Home > ACTA, anticounterfeiting, copyright infringement, copyrights, counterfeiting, intellectual property, Uncategorized > ACTA Negotiations Continue In Mexico, But Secrecy Remains A Concern

ACTA Negotiations Continue In Mexico, But Secrecy Remains A Concern

The United States is among more than a dozen countries meeting this week in Mexico for the next round of negotiations for the Anti-Counterfeiting Trade Agreement (ACTA) a proposed treaty to crack down on copyright and other IP theft, but discussions remain shrouded in secrecy.

Internet industry figures fear that ACTA will force participating countries to introduce tough penalties for copyright breaches to bring them into line with US laws.
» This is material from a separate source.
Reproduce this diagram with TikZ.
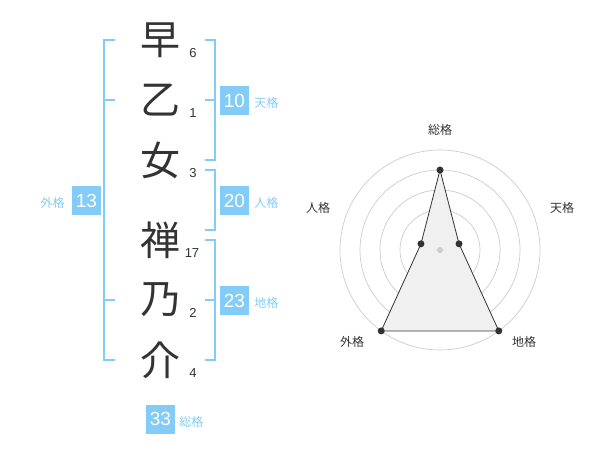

But the impact on many countries might be limited because the governments have already adopted many US measures as part of an earlier trade agreements between the nations.

Negotiations, which have gone for more than two years, continue with four days of meetings in Guadalajara, Mexico, starting today.
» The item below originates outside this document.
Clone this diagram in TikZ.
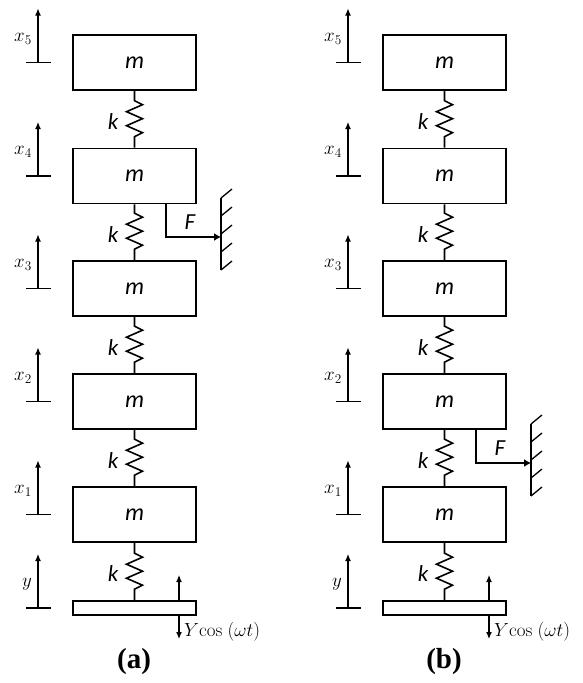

The agenda has set aside several hours for discussion of civil enforcement, border measures and enforcement procedures but has scheduled just an hour for discussion of transparency, adding to fears of secrecy among critics of the agreement.

The accord is intended to upgrade laws surrounding copyright protection for digital content following an explosion in piracy and a booming trade in counterfeit goods.

The treaty is expected to empower copyright holders, including major music and film studios, and put extra responsibility on the shoulders of internet service providers to assist with enforcement.

Participating countries – mostly developed nations, including the US, Japan, Australia and the members of the European Union – have agreed not to release detail of discussions beyond a broad overview at the start of discussions. In fact, all the governments participating in the negotiations are bound by confidentiality agreements.